Posted by scottk on April 13, 2010 in Ramblings |

Greenplum Days has come to a close and the last two sessions showed they saved the best for last. The Expansion/Fault Tolerance talk was far and away the pinnacle learning session, very much highlighting how 4.0 fixes some of the pain points in 3.3.x version and you can see the foundational building blocks for some interesting things coming into place.  The following talk was the MAD Skills: Advanced Analytics – Driving the Future of Data Warehousing and Analytics.  I had the notion I was biting off way more than I could chew by stepping into those session, since I address thing more from a systems side. I was surprised to find though that I followed right along with how scalable vectors and K-means clustering could be applied to immediately to the business we do at Adknowledge in a variety of ways.

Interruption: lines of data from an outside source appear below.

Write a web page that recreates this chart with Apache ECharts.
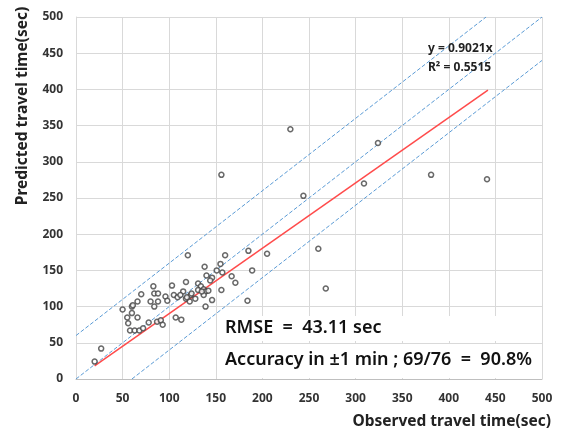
<!DOCTYPE html>
<html>
<head>
<meta charset="utf-8">
<script src="https://cdn.jsdelivr.net/npm/echarts@6/dist/echarts.min.js"></script>
<style>html,body{margin:0;padding:0;background:#fff;}#c{width:563px;height:433px;}</style>
</head>
<body>
<div id="c"></div>
<script>
// Observed (x) vs predicted (y) travel times, seconds
var points = [
  [20,24],[27,42],[50,96],[60,100],[61,102],[66,107],[70,117],[55,85],[56,77],[60,91],
  [58,67],[63,67],[68,67],[72,70],[66,85],[78,78],[87,79],[91,81],[93,75],[80,107],
  [84,100],[88,107],[84,118],[88,118],[83,128],[96,114],[98,108],[103,129],[107,85],[113,82],
  [105,116],[109,113],[115,121],[118,134],[118,111],[122,107],[123,116],[128,111],[131,132],[134,128],
  [137,124],[139,121],[139,100],[146,109],[142,122],[137,116],[120,171],[160,171],[185,177],[189,150],
  [138,155],[155,159],[151,150],[157,147],[140,143],[146,140],[144,136],[167,142],[171,133],[156,123],
  [184,108],[230,345],[324,326],[156,282],[381,282],[441,276],[309,270],[244,253],[260,180],[205,173],
  [268,125],[119,113],[124,118],[131,123],[135,121],[112,116]
];
var regressionLine = [[20,18],[442,399]];
var identityLine = [[0,0],[500,500]];
var upperBand = [[0,60],[440,500]];
var lowerBand = [[60,0],[500,440]];

var chart = echarts.init(document.getElementById('c'));
var font = '"Noto Sans", "DejaVu Sans", sans-serif';
var dashStyle = {color:'#5b9bd5', width:1, type:[4,2]};
chart.setOption({
  animation:false,
  grid:{left:76, right:21, top:17, bottom:54},
  xAxis:{type:'value', min:0, max:500, interval:50,
    axisLine:{show:true, lineStyle:{color:'#bfbfbf'}}, axisTick:{show:false},
    axisLabel:{color:'#333', fontWeight:'bold', fontSize:12, fontFamily:font, margin:14},
    splitLine:{show:true, lineStyle:{color:'#d9d9d9'}}},
  yAxis:{type:'value', min:0, max:500, interval:50,
    axisLine:{show:true, lineStyle:{color:'#d9d9d9'}}, axisTick:{show:false},
    axisLabel:{color:'#333', fontWeight:'bold', fontSize:12, fontFamily:font, margin:13},
    splitLine:{show:true, lineStyle:{color:'#d9d9d9'}}},
  series:[
    {type:'line', data:upperBand, symbol:'none', lineStyle:dashStyle, silent:true},
    {type:'line', data:identityLine, symbol:'none', lineStyle:dashStyle, silent:true},
    {type:'line', data:lowerBand, symbol:'none', lineStyle:dashStyle, silent:true},
    {type:'line', data:regressionLine, symbol:'none', lineStyle:{color:'#ff4b4b', width:1.5}, silent:true},
    {type:'scatter', data:points, symbol:'circle', symbolSize:5,
      itemStyle:{color:'#fff', borderColor:'#444', borderWidth:1.5}, z:5}
  ],
  graphic:[
    {type:'text', position:[23,106], rotation:Math.PI/2, style:{text:'Predicted travel time(sec)', fill:'#222', font:'bold 15.5px '+font, textAlign:'center', textVerticalAlign:'middle'}},
    {type:'text', position:[551,422], style:{text:'Observed travel time(sec)', fill:'#222', font:'bold 15.5px '+font, textAlign:'right', textVerticalAlign:'middle'}},
    {type:'text', position:[428,49], z:10, style:{text:'y = 0.9021x', fill:'#222', font:'bold 12px '+font, textAlign:'left', textVerticalAlign:'middle'}},
    {type:'text', position:[428,68], z:10, style:{text:'R² = 0.5515', fill:'#222', font:'bold 12px '+font, textAlign:'left', textVerticalAlign:'middle'}},
    {type:'rect', shape:{x:218, y:316, width:323, height:25}, style:{fill:'#fff'}, z:10},
    {type:'rect', shape:{x:218, y:344, width:323, height:34}, style:{fill:'#fff'}, z:10},
    {type:'text', position:[225,328], z:11, style:{text:'RMSE  =  43.11 sec', fill:'#111', font:'600 18px '+font, textAlign:'left', textVerticalAlign:'middle'}},
    {type:'text', position:[225,360], z:11, style:{text:'Accuracy in ±1 min ; 69/76  =  90.8%', fill:'#111', font:'600 18px '+font, textAlign:'left', textVerticalAlign:'middle'}}
  ]
});
</script>
</body>
</html>
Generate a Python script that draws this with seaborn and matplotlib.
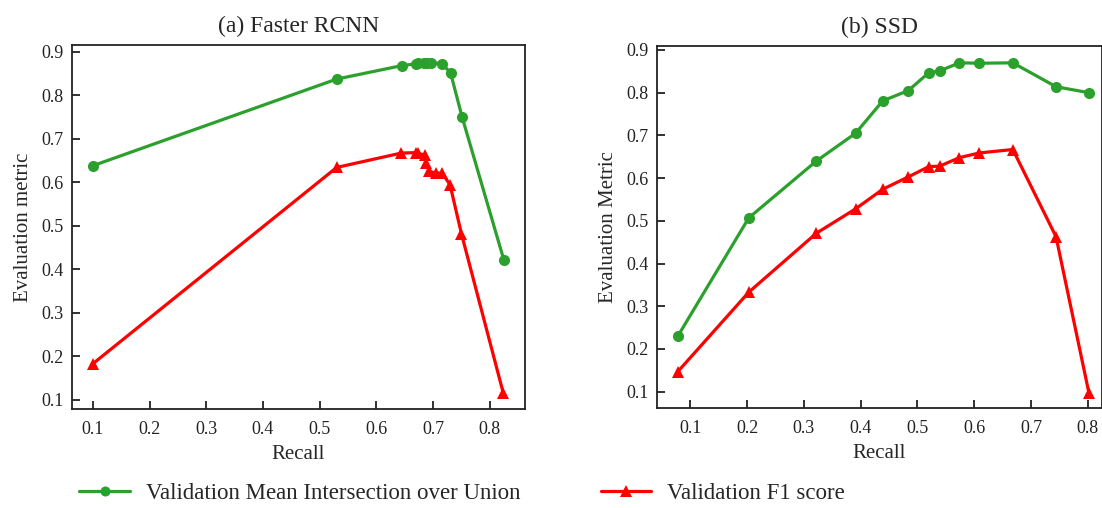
import matplotlib
matplotlib.use("Agg")
import matplotlib.pyplot as plt
import seaborn as sns
import pandas as pd

# Faster RCNN
frcnn_recall_miou = [0.100, 0.530, 0.645, 0.670, 0.673, 0.684, 0.690, 0.696, 0.716, 0.731, 0.751, 0.825]
frcnn_miou = [0.638, 0.837, 0.868, 0.872, 0.873, 0.874, 0.875, 0.875, 0.872, 0.851, 0.751, 0.421]
frcnn_recall_f1 = [0.100, 0.530, 0.644, 0.670, 0.673, 0.685, 0.688, 0.693, 0.705, 0.716, 0.730, 0.750, 0.824]
frcnn_f1 = [0.183, 0.634, 0.667, 0.668, 0.666, 0.663, 0.644, 0.625, 0.621, 0.621, 0.594, 0.482, 0.115]

# SSD
ssd_recall = [0.078, 0.203, 0.322, 0.391, 0.439, 0.484, 0.520, 0.539, 0.574, 0.609, 0.668, 0.744, 0.802]
ssd_miou = [0.230, 0.507, 0.640, 0.705, 0.781, 0.805, 0.847, 0.851, 0.870, 0.869, 0.870, 0.814, 0.800]
ssd_f1 = [0.147, 0.333, 0.471, 0.528, 0.574, 0.603, 0.627, 0.628, 0.648, 0.659, 0.667, 0.463, 0.097]

titles = ["(a) Faster RCNN", "(b) SSD"]
ylabels = ["Evaluation metric", "Evaluation Metric"]
xlabel = "Recall"
series_names = ["Validation Mean Intersection over Union", "Validation F1 score"]
xticks = [0.1, 0.2, 0.3, 0.4, 0.5, 0.6, 0.7, 0.8]
yticks = [0.1, 0.2, 0.3, 0.4, 0.5, 0.6, 0.7, 0.8, 0.9]

sns.set_style("ticks")
plt.rcParams["font.family"] = ["Liberation Serif", "DejaVu Serif"]
plt.rcParams["mathtext.fontset"] = "stix"

GREEN = "#2ca02c"
RED = "#ff0000"

fig = plt.figure(figsize=(11.02, 5.08), dpi=100)
ax1 = fig.add_axes([0.0653, 0.195, 0.411, 0.717])
ax2 = fig.add_axes([0.596, 0.197, 0.404, 0.713])

def draw(ax, xm, ym, xf, yf):
    sns.lineplot(x=xm, y=ym, ax=ax, color=GREEN, marker="o", markersize=8,
                 markeredgewidth=0, linewidth=2.3, sort=False, estimator=None,
                 label=series_names[0], legend=False)
    sns.lineplot(x=xf, y=yf, ax=ax, color=RED, marker="^", markersize=9,
                 markeredgewidth=0, linewidth=2.3, sort=False, estimator=None,
                 label=series_names[1], legend=False)

draw(ax1, frcnn_recall_miou, frcnn_miou, frcnn_recall_f1, frcnn_f1)
draw(ax2, ssd_recall, ssd_miou, ssd_recall, ssd_f1)

limits = [((0.063, 0.862), (0.079, 0.916)), ((0.041, 0.825), (0.062, 0.910))]
for ax, t, yl, (xl, ylim) in zip([ax1, ax2], titles, ylabels, limits):
    ax.set_xlim(*xl)
    ax.set_ylim(*ylim)
    ax.set_xticks(xticks)
    ax.set_yticks(yticks)
    ax.set_xticklabels([f"{v:.1f}" for v in xticks])
    ax.set_yticklabels([f"{v:.1f}" for v in yticks])
    ax.tick_params(direction="in", length=6, width=1.3, labelsize=13,
                   top=False, right=False, pad=6, colors="#222222")
    ax.tick_params(axis="x", pad=9)
    ax.set_title(t, fontsize=17, pad=9)
    ax.set_xlabel(xlabel, fontsize=15, labelpad=5)
    ax.set_ylabel(yl, fontsize=15, labelpad=6)
    for s in ax.spines.values():
        s.set_visible(True)
        s.set_linewidth(1.3)
        s.set_color("#222222")

handles, labels = ax1.get_legend_handles_labels()
fig.legend(handles, labels, loc="center left", bbox_to_anchor=(0.072, 0.028),
           ncol=2, frameon=False, fontsize=16.5, columnspacing=3.5,
           handlelength=2.2, handletextpad=0.7, borderpad=0, borderaxespad=0,
           markerscale=0.9)

fig.savefig("out.png", dpi=100)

I’m also on board with the tenets of the MAD (Magnetic, Agile, Deep) skills ideology, the Magnetic tenet being the one I identify with the most. This tenet really thrives on the idea of an approachable omnivorous database that ingests all data that is thrown at it. Not because you bend and shape the data to shoehorn it into the database, but that the database is large and powerful enough to soak up all the data as is and internalize it and allow people to manipulate it. As someone who really likes data I’m always suspect of data that I know has been massaged before it’s put anywhere. I want my data in the rawest form so I can massage and decide what is important and what isn’t, not be held to what someone wrote as an ETL process six months ago thought was important. Once you have all that this raw data in a system it is hard to resist getting in and screwing with it and trying to pick out insights. If the bar to access this data is low those of us who like to find insight the data it becomes a magnet. In order to build even deeper insight these victims that have been sucked in want to add more data to enhance their new models. This new data and insights derived from it adds to the magnetism and you fall into a nice circular cycle. Eventually nobody knows which came first, the people and their insights or the data. It doesn’t really matter because they keep piling on and feeding off each other. I’ve seen this work and I’ve seen this happen on a much smaller scale. It’s only now as the processing power, storage, bandwidth and great database implementations form a magical brew can we now see this begin to take life in a much grander scheme.

Data manipulation, storage and sharing are going to see some big changes over the next few years. Core beliefs in how we store things and what we do with them are going to be repeatedly challenged. It’s going to be a very exciting few years for data. I’m looking forward to it.